Los mismos que se siguen cantando hoy en los hogares de toda Andalucía y en la reuniones prenavideñas organizadas por las peñas flamencas u otras organizaciones culturales. Lo he dicho con anterioridad. Hoy suenan igual que antes “La virgen se está peinando…”, “Dime niño, ¿de quién eres, todo vestidito de blanco…?”, “Hacia Belén va una burra...”, “Campana sobre campana…”, Los peces en el rio…”, “Arre borriquito…”, “Madroños al Niño…”, “Ya vienen los Reyes Magos…”, “La Virgen va caminando…” etc. etc. Pero los tiempos cambian, y aunque los villancicos navideños sigan siendo los mismos, la verdad es que, como dice el refranero, “entre col y col, lechuga”. Es decir, entre villancico y villancico siempre sienta bien un cante por bulerías, especialmente si son las de Jerez.

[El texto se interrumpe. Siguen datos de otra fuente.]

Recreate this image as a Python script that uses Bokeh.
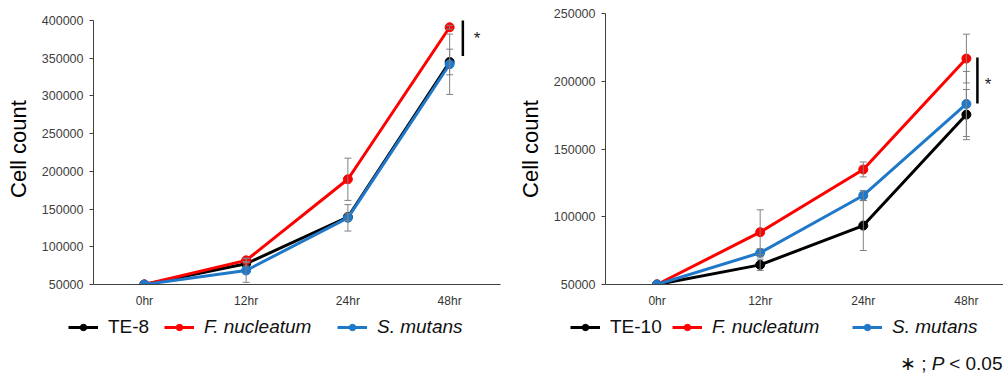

La familia: el mayor tesoro del género humano
Pero la Navidad es la culminación del respeto y la vinculación férrea e indisoluble entre los miembros de la familia. Por eso, este año, desde la Unión Romani, hemos querido poner especial énfasis en este mensaje. Sobre todo, porque este año está siendo un año muy especial para todos los ciudadanos de España. Vivimos una época de mucha inquietud por los cambios que se avecinan. Y nos entristece contemplar que la sociedad en la que nos ha tocado vivir esté tan dividida y en ocasiones tan enfrentada.
Este cuento de navidad que es tan real como la vida misma, debería propiciar que una vez parados en esta estación, los cuarenta y tantos millones de trenes que circulan por España, llegásemos a la conclusión de que irremediablemente cada día sus vagones estarán más vacíos y entonces cabrá preguntarse: ¿de qué ha servido tanto enfrentamiento, tanta tragedia y tanto afán por poner más allá la línea que marca la frontera del territorio por el que queremos que circulen solo nuestros trenes?
Por eso nos reiteramos en desear que el sentimiento gitano de respeto y veneración a la familia se contagie a todos nuestros vecinos. Unos y otros seriamos más felices porque solo la unidad familiar es la que hace posible la paz, la concordia y el entendimiento entre unos y otros. Y si me lo permiten les invito a que hagan suya nuestra bandera gitana que las engloba a todas: Dos franjas horizontales de igual tamaño: La de arriba, azul y la de abajo, verde. Simbolizan las únicas y verdaderas posesiones del género humano que tiene por techo el azul del cielo y por suelo el verde de los campos. Todo lo demás, créanme, es artificial.